Isabelle : La fantasy, c’est important, c’est tout de même le genre fondateur du JdR. Mais c’est aussi – et surtout – un melting pot d’influences culturelles bien plus anciennes qu’elle : de l’histoire, des mythes et des légendes, de la littérature… Notre lien à la fantasy va aussi s’appuyer sur cet héritage pour proposer à nos lecteurs des choses qui appartiennent à cette culture commune et qui sont des sources d’inspiration d’une immense richesse pour le JdR.

À force de naviguer à vue et d’ouvrir ses pages à un peu n’importe qui, JDR Mag’ a vu au fil des numéros son image se dégrader auprès des rôlistes. Pourquoi ne pas avoir préféré repartir de zéro avec un nouveau titre ?

Sébastien : Euh… Comment pouvez-vous affirmer cela ? Quoi qu’il en soit, je n’ai pas de réponse à cette question. Titam a saisi une opportunité. Lorsque nous en avons parlé, je me suis emballé.
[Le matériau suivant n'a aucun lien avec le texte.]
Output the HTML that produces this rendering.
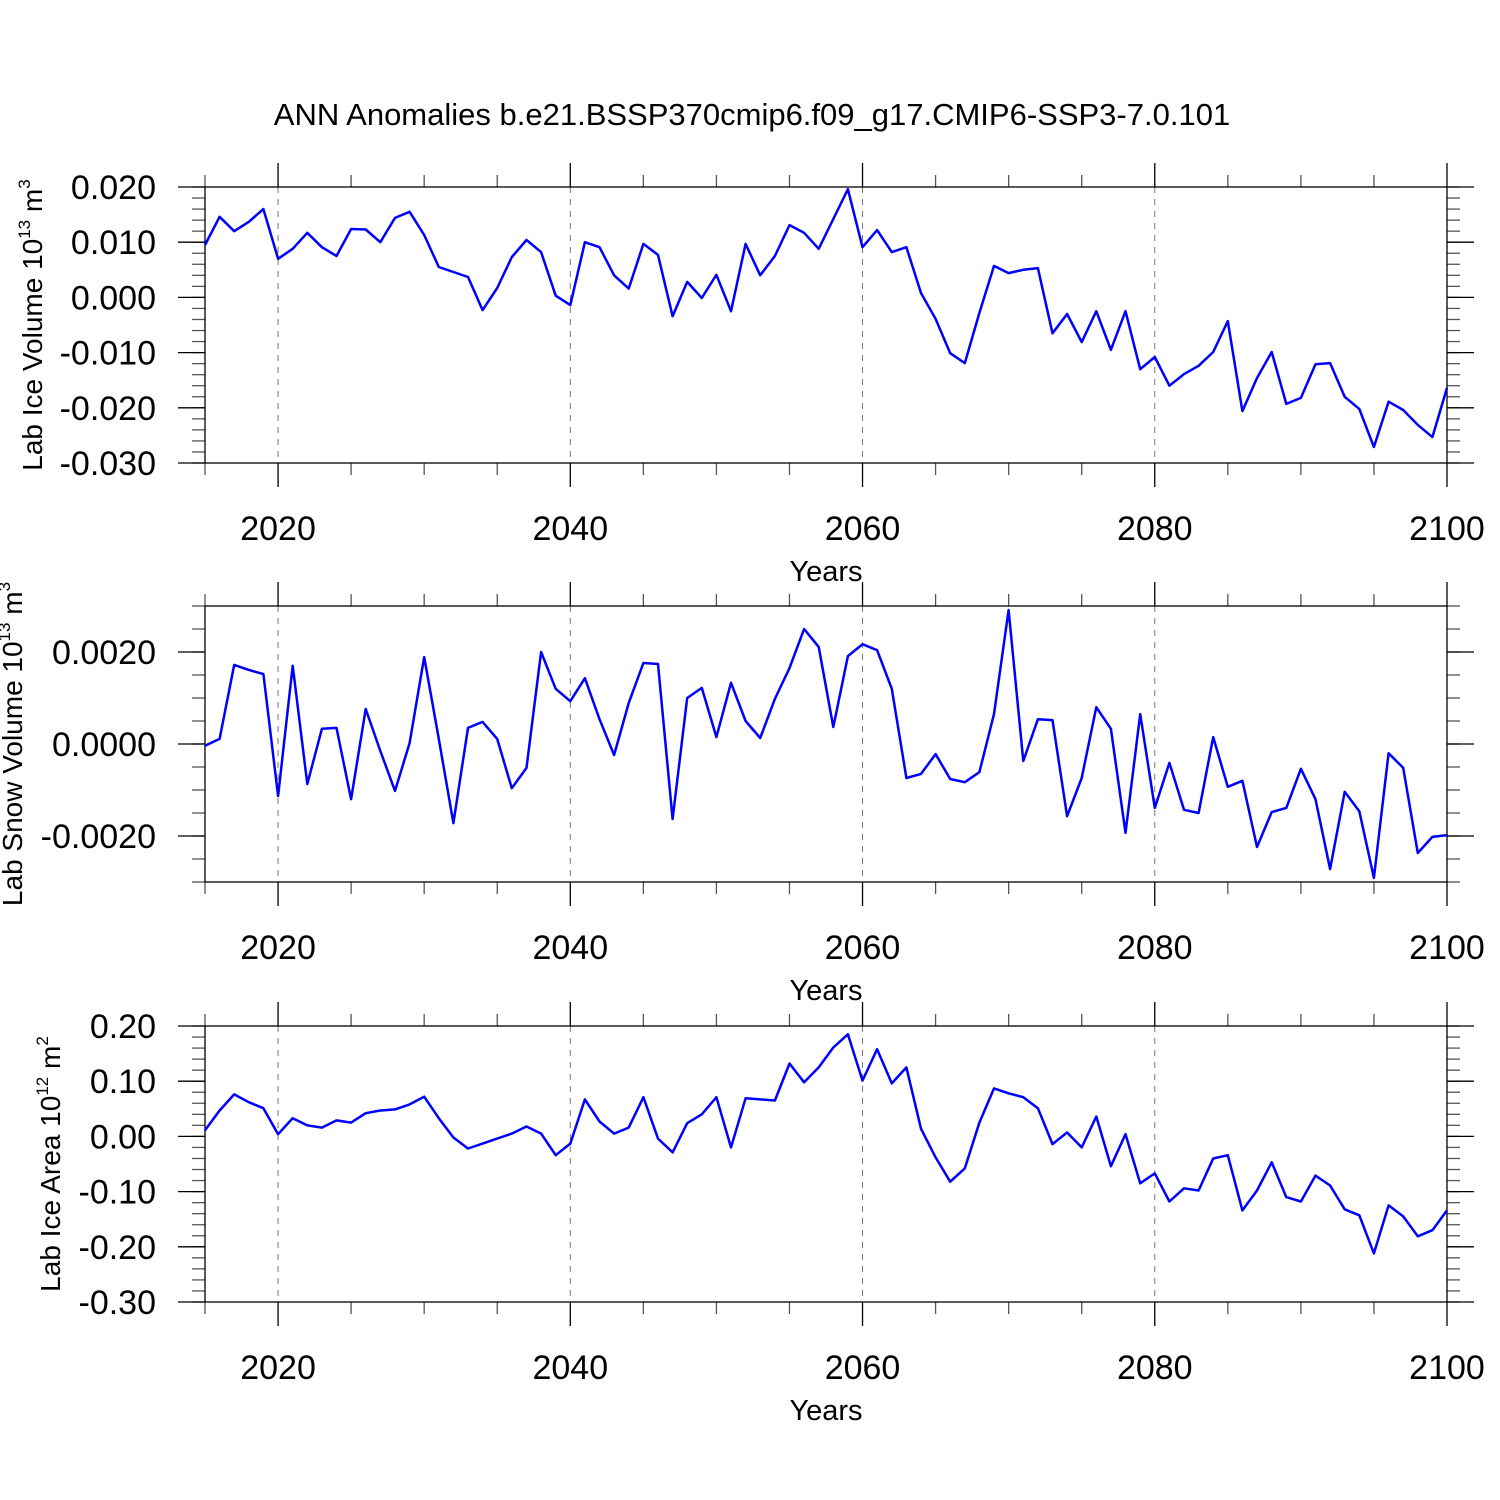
<!DOCTYPE html>
<html><head><meta charset="utf-8"><style>body{margin:0;background:#fff}svg{display:block}text{font-family:"Liberation Sans",sans-serif;fill:#000}</style></head>
<body>
<svg id="chart" width="1500" height="1500" xmlns="http://www.w3.org/2000/svg">
<text x="752" y="125" font-size="31" text-anchor="middle">ANN Anomalies b.e21.BSSP370cmip6.f09_g17.CMIP6-SSP3-7.0.101</text>
</svg>
<script>
const years = [];
for (let y = 2015; y <= 2100; y++) years.push(y);
const xTickYears = [2020, 2040, 2060, 2080, 2100];
const iceVolume = [0.0095,0.0146,0.012,0.0137,0.016,0.007,0.0088,0.0117,0.0091,0.0075,0.0124,0.0123,0.010,0.0144,0.0155,0.0113,0.0055,0.0046,0.0037,-0.0023,0.0017,0.0073,0.0104,0.0082,0.0003,-0.0014,0.010,0.0091,0.004,0.0016,0.0097,0.0077,-0.0034,0.0028,-0.0001,0.0041,-0.0025,0.0097,0.004,0.0075,0.0131,0.0117,0.0088,0.0142,0.0196,0.0091,0.0122,0.0082,0.0091,0.0008,-0.0039,-0.0101,-0.0119,-0.0028,0.0057,0.0044,0.005,0.0053,-0.0065,-0.003,-0.0081,-0.0025,-0.0095,-0.0025,-0.013,-0.0108,-0.016,-0.0139,-0.0124,-0.0099,-0.0043,-0.0206,-0.0146,-0.0099,-0.0193,-0.0182,-0.0121,-0.0119,-0.018,-0.0202,-0.0271,-0.0189,-0.0204,-0.0231,-0.0253,-0.0164];
const snowVolume = [-0.04,0.11,1.72,1.61,1.52,-1.13,1.70,-0.87,0.33,0.35,-1.2,0.76,-0.15,-1.02,0.02,1.89,0.11,-1.72,0.35,0.48,0.11,-0.96,-0.52,2.0,1.2,0.93,1.43,0.54,-0.24,0.89,1.76,1.74,-1.63,1.0,1.22,0.15,1.33,0.5,0.13,0.98,1.65,2.5,2.11,0.37,1.91,2.17,2.04,1.2,-0.74,-0.65,-0.22,-0.76,-0.83,-0.61,0.65,2.91,-0.37,0.54,0.52,-1.57,-0.74,0.8,0.33,-1.93,0.65,-1.39,-0.41,-1.43,-1.5,0.15,-0.93,-0.8,-2.24,-1.48,-1.39,-0.54,-1.2,-2.72,-1.04,-1.46,-2.91,-0.2,-0.52,-2.37,-2.02,-1.98].map(v => v * 0.001);
const iceArea = [0.011,0.047,0.076,0.062,0.051,0.004,0.033,0.02,0.016,0.029,0.025,0.042,0.047,0.049,0.058,0.072,0.033,-0.002,-0.022,-0.013,-0.004,0.005,0.018,0.005,-0.034,-0.013,0.067,0.027,0.005,0.016,0.071,-0.004,-0.029,0.024,0.04,0.071,-0.02,0.069,0.067,0.065,0.132,0.098,0.125,0.161,0.185,0.101,0.158,0.096,0.125,0.014,-0.038,-0.082,-0.058,0.025,0.087,0.078,0.071,0.051,-0.014,0.007,-0.02,0.036,-0.054,0.004,-0.085,-0.067,-0.118,-0.094,-0.098,-0.04,-0.034,-0.134,-0.098,-0.047,-0.11,-0.118,-0.071,-0.089,-0.132,-0.143,-0.212,-0.125,-0.145,-0.181,-0.17,-0.134];
const volTicks = [0.02, 0.01, 0, -0.01, -0.02, -0.03];
const volLabels = ["0.020","0.010","0.000","-0.010","-0.020","-0.030"];
const snowTicks = [0.002, 0, -0.002];
const snowLabels = ["0.0020","0.0000","-0.0020"];
const areaTicks = [0.2, 0.1, 0, -0.1, -0.2, -0.3];
const areaLabels = ["0.20","0.10","0.00","-0.10","-0.20","-0.30"];

const NS = "http://www.w3.org/2000/svg";
const svg = document.getElementById("chart");
function mk(tag, attrs, parent) {
  const e = document.createElementNS(NS, tag);
  for (const k in attrs) e.setAttribute(k, attrs[k]);
  (parent || svg).appendChild(e);
  return e;
}
const X0 = 205, X1 = 1447;
function xs(yr) { return X0 + (yr - 2015) / 85 * (X1 - X0); }

function panel(name, top, ymin, ymax, minorStep, ticks, labels, data, ylabel, sup, unitSup, ylabX) {
  const bot = top + 276;
  const g = mk("g", {});
  
  
  const ys = v => bot - (v - ymin) / (ymax - ymin) * 276;
  for (const yr of [2020, 2040, 2060, 2080]) {
    const l = mk("line", {x1: xs(yr), x2: xs(yr), y1: top, y2: bot, stroke: "#777", "stroke-width": 1, "stroke-dasharray": "6,6"}, g);
    
    
  }
  const nMin = Math.round((ymax - ymin) / minorStep);
  for (let i = 0; i <= nMin; i++) {
    const y = ys(ymin + i * minorStep);
    mk("line", {x1: X0 - 13, x2: X0, y1: y, y2: y, stroke: "#555", "stroke-width": 1.3}, g);
    mk("line", {x1: X1, x2: X1 + 13, y1: y, y2: y, stroke: "#555", "stroke-width": 1.3}, g);
  }
  ticks.forEach((t, i) => {
    const y = ys(t);
    mk("line", {x1: X0 - 27, x2: X0, y1: y, y2: y, stroke: "#000", "stroke-width": 1.3}, g);
    mk("line", {x1: X1, x2: X1 + 27, y1: y, y2: y, stroke: "#000", "stroke-width": 1.3}, g);
    const t2 = mk("text", {x: 156, y: y + 12, "font-size": 34, "text-anchor": "end"}, g);
    t2.textContent = labels[i];
    
    
  });
  for (let yr = 2015; yr <= 2100; yr += 5) {
    const major = yr % 20 === 0;
    const L = major ? 24 : 12;
    mk("line", {x1: xs(yr), x2: xs(yr), y1: top - L, y2: top, stroke: major ? "#000" : "#555", "stroke-width": 1.3}, g);
    mk("line", {x1: xs(yr), x2: xs(yr), y1: bot, y2: bot + L, stroke: major ? "#000" : "#555", "stroke-width": 1.3}, g);
  }
  xTickYears.forEach(yr => {
    const t = mk("text", {x: xs(yr), y: bot + 77, "font-size": 34, "text-anchor": "middle"}, g);
    t.textContent = yr;
    
    
  });
  const xt = mk("text", {x: 826, y: bot + 118, "font-size": 29, "text-anchor": "middle"}, g);
  xt.textContent = "Years";
  
  
  const fr = mk("rect", {x: X0, y: top, width: X1 - X0, height: 276, fill: "none", stroke: "#000", "stroke-width": 1.3}, g);
  
  
  const pts = data.map((v, i) => xs(years[i]).toFixed(1) + "," + ys(v).toFixed(1)).join(" ");
  const pl = mk("polyline", {points: pts, fill: "none", stroke: "#0000ff", "stroke-width": 2.5, "stroke-linejoin": "round"}, g);
  
  
  const yl = mk("text", {transform: `translate(${ylabX},${top + 138}) rotate(-90)`, "font-size": 28, "text-anchor": "middle"}, g);
  
  
  const a = mk("tspan", {}, yl); a.textContent = ylabel + " 10";
  const b = mk("tspan", {dy: -12, "font-size": 17}, yl); b.textContent = sup;
  const c = mk("tspan", {dy: 12}, yl); c.textContent = " m";
  const d = mk("tspan", {dy: -12, "font-size": 17}, yl); d.textContent = unitSup;
}
panel("ice-volume", 187, -0.03, 0.02, 0.002, volTicks, volLabels, iceVolume, "Lab Ice Volume", "13", "3", 42);
panel("snow-volume", 606, -0.003, 0.003, 0.0005, snowTicks, snowLabels, snowVolume, "Lab Snow Volume", "13", "3", 22);
panel("ice-area", 1026, -0.3, 0.2, 0.02, areaTicks, areaLabels, iceArea, "Lab Ice Area", "12", "2", 60);
</script>
</body></html>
On n’était pas d’accord sur tout. (On ne publie pas les mêmes jeux, ce n’est pas un hasard.) Je crois qu’on s’entendait sur le fait que le nom était le bon pour un mag qui parle de jeux de rôle, de narration partagée, quel qu’en soit le support. Alors, pourquoi en changer ?

Au fait, j’ai une question à vous poser : vous jouez combien de fois par semaine ?

Isabelle : Nous avions, aux Sombres Projets, envie de nous lancer dans un mag. Comme l’a dit Sébastien, Titam a saisi une opportunité et un nom particulièrement parlant. De plus, repartir de zéro est aussi très difficile car il faut se faire connaître. Et enfin, le jeu de rôle est spécialiste en « résurrections » et autres mutations – Casus Belli fait même, à ce titre, figure de phénix…

Merci confrères ! Et rendez-vous en kiosques pas plus tard que ce samedi pour jauger sur pièces de cette nouvelle mouture. Par contre, l’éditeur déplore un problème avec le routage des abonnements. Par conséquent, les abonnés recevront la nouvelle formule en retard par rapport à la mise en vente en kiosque samedi matin. Si vous êtes dans ce cas, la nouvelle rédaction profite de cette fenêtre dans le Fix pour vous présenter ses excuses pour ce décalage regrettable mais indépendant de sa volonté.